### Task inputs
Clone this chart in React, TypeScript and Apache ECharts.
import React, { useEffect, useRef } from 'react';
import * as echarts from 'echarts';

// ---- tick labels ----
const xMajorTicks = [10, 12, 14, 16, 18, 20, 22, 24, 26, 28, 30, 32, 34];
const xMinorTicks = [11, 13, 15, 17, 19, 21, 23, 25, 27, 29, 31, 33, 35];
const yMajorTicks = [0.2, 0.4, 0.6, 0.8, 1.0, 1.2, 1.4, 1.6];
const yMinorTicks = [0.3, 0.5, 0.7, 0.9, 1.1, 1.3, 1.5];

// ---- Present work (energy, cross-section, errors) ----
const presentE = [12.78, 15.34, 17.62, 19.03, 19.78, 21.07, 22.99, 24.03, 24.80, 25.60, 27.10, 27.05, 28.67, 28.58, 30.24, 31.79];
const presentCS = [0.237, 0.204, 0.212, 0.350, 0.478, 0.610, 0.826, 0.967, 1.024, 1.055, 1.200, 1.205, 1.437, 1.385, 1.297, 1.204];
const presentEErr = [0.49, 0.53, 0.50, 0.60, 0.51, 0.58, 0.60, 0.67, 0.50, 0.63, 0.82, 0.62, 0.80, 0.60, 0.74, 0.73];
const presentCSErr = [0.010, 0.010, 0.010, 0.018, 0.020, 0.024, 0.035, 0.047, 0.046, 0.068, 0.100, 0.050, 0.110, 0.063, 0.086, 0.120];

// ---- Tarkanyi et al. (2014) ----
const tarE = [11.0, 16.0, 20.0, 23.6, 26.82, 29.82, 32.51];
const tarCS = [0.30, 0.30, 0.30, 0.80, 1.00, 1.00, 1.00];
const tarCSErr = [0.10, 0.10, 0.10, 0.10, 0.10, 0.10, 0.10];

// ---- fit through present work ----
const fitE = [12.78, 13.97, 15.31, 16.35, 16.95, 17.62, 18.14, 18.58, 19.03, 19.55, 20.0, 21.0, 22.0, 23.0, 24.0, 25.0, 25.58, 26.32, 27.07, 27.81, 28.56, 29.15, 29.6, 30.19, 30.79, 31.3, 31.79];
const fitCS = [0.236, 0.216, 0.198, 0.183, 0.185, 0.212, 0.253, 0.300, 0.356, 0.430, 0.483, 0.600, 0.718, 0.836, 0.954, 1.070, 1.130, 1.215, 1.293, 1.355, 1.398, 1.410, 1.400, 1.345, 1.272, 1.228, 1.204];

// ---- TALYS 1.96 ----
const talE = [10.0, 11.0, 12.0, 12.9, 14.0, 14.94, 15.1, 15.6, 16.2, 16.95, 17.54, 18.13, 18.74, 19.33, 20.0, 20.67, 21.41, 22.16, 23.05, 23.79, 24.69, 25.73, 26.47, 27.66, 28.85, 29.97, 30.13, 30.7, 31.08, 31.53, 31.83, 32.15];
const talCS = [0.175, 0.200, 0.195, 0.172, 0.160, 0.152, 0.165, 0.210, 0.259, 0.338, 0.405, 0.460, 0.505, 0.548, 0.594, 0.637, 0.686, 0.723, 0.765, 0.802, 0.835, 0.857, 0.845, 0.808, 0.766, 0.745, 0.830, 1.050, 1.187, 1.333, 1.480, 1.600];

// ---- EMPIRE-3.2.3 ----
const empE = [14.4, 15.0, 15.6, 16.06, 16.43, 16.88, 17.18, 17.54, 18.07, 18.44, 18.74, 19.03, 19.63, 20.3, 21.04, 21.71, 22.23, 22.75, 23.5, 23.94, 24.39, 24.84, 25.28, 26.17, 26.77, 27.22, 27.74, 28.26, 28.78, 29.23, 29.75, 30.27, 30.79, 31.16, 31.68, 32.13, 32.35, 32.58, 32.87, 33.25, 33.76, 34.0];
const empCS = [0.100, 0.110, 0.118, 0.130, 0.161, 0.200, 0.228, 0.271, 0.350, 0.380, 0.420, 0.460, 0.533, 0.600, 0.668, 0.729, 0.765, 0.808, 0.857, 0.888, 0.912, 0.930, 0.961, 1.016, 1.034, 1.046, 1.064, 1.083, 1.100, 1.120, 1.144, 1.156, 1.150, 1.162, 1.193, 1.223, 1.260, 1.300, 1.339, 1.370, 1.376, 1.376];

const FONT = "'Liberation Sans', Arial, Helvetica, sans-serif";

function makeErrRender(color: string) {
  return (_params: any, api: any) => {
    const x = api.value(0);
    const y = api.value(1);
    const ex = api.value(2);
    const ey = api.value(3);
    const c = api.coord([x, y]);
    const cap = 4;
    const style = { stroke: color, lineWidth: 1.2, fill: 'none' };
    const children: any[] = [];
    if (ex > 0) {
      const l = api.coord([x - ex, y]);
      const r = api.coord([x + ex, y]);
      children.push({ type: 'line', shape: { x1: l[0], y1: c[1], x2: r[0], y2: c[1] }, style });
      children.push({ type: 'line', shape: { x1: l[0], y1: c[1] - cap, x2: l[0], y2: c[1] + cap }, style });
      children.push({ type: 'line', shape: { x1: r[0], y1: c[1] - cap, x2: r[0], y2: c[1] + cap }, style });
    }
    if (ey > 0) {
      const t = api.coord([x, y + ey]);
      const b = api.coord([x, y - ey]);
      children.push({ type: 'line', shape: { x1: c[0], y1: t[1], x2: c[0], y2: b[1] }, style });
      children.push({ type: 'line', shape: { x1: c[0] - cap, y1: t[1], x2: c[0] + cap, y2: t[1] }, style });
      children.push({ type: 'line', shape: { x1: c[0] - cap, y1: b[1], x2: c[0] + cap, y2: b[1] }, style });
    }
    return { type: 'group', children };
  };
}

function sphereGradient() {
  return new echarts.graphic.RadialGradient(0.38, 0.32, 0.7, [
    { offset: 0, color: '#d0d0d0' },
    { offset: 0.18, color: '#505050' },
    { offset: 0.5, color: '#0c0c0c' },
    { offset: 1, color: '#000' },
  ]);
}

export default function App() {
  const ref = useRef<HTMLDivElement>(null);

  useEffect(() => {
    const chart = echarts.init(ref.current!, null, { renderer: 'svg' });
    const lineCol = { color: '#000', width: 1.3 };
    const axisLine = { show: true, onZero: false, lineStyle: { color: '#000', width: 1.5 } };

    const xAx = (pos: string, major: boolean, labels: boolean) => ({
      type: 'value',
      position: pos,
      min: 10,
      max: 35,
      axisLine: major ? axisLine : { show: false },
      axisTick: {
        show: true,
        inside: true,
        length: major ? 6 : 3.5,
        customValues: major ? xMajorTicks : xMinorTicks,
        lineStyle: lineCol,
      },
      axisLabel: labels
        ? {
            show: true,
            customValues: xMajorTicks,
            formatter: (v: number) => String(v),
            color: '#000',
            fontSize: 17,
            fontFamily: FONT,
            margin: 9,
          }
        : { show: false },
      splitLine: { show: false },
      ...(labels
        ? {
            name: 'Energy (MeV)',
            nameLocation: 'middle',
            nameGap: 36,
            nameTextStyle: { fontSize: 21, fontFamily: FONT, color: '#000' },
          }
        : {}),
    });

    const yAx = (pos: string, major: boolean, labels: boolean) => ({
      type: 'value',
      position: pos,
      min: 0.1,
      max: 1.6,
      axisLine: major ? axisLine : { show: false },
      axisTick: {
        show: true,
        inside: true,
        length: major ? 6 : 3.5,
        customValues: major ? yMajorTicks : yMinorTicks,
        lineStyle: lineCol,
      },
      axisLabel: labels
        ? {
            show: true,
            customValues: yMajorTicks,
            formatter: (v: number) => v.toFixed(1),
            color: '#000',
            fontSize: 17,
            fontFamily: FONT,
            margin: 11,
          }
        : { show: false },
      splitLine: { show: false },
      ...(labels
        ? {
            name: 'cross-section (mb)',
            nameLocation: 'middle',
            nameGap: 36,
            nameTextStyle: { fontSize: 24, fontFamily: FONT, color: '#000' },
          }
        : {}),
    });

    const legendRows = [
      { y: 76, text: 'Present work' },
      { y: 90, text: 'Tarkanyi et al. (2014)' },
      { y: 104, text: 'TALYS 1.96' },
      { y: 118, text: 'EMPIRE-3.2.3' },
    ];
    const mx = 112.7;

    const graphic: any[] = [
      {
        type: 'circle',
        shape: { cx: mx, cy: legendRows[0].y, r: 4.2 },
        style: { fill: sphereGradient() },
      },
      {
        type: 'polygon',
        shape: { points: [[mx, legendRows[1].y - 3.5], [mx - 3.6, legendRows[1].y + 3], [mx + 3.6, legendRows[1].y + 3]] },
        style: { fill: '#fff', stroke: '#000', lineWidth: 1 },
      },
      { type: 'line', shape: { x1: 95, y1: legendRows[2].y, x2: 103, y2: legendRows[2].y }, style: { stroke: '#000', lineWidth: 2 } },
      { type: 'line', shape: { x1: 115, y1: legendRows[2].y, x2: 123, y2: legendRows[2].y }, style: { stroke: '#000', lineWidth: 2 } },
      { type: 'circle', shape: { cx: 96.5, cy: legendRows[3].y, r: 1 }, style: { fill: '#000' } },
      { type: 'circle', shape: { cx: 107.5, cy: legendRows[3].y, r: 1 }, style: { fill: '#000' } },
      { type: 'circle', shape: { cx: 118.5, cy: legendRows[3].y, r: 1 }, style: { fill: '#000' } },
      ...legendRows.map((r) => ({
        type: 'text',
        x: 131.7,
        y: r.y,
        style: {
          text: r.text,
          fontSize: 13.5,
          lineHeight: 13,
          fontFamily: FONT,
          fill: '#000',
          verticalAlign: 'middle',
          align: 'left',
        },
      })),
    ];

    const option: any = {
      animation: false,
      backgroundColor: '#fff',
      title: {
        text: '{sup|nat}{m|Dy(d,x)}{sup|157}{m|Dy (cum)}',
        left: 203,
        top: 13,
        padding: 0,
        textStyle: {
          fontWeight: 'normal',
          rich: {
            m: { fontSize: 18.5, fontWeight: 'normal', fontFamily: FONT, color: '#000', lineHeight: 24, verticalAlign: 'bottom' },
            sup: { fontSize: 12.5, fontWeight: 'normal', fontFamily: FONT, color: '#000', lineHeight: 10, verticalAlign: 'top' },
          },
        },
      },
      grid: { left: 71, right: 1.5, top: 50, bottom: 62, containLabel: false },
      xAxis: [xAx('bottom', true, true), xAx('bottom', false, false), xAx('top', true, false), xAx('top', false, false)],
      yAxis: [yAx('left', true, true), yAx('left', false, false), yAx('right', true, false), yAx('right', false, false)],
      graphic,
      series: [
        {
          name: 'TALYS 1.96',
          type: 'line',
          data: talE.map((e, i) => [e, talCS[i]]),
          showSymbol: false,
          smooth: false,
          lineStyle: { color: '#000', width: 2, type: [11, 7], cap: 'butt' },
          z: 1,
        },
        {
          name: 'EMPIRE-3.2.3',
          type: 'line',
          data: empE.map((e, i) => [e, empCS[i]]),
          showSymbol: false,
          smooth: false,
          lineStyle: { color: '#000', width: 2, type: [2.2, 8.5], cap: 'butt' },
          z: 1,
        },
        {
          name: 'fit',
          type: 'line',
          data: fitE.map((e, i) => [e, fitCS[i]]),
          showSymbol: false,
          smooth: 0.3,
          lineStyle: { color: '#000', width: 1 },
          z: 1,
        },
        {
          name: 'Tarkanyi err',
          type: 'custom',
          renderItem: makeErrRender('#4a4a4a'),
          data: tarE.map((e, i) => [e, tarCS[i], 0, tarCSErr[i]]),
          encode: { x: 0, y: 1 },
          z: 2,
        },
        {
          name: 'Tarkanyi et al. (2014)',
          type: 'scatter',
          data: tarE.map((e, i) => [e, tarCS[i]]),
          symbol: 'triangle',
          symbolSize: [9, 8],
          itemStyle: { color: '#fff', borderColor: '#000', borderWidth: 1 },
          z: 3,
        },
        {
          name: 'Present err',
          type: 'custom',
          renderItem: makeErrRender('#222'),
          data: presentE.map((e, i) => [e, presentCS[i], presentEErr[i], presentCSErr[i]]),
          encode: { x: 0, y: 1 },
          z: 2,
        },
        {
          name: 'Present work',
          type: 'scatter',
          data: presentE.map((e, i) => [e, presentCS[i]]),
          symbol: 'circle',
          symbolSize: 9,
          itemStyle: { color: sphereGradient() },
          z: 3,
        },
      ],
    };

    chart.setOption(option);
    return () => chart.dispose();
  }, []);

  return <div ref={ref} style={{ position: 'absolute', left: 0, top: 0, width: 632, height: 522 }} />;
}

...

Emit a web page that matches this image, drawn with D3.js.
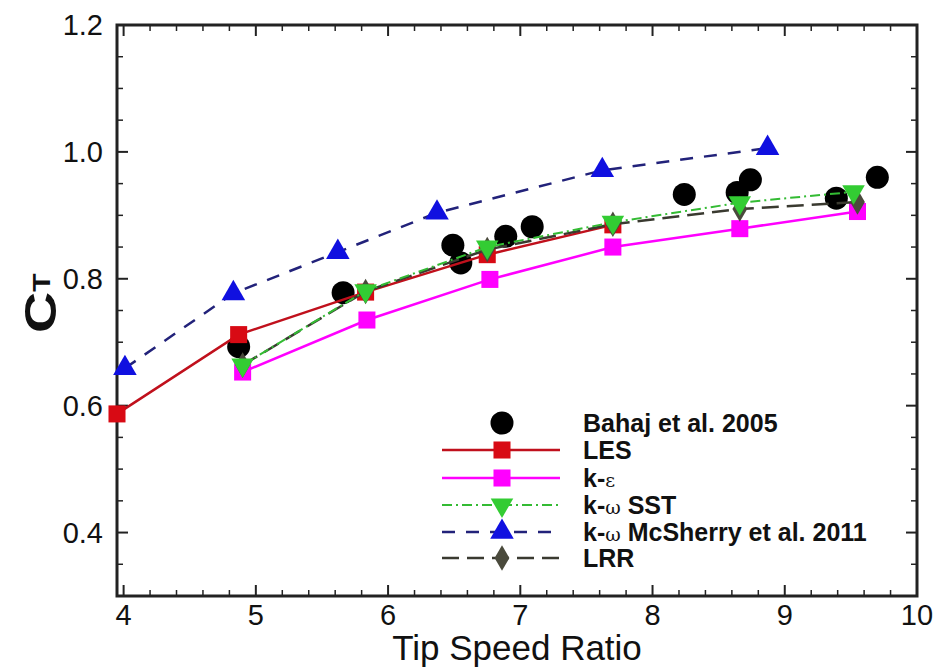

### What needs to be done
Start at the line with "Clone this chart", stop at the line with "import * as echarts from 'echarts';", and return every line in that stretch exactly, those two included.

### Reply
Clone this chart in React, TypeScript and Apache ECharts.
import React, { useEffect, useRef } from 'react';
import * as echarts from 'echarts';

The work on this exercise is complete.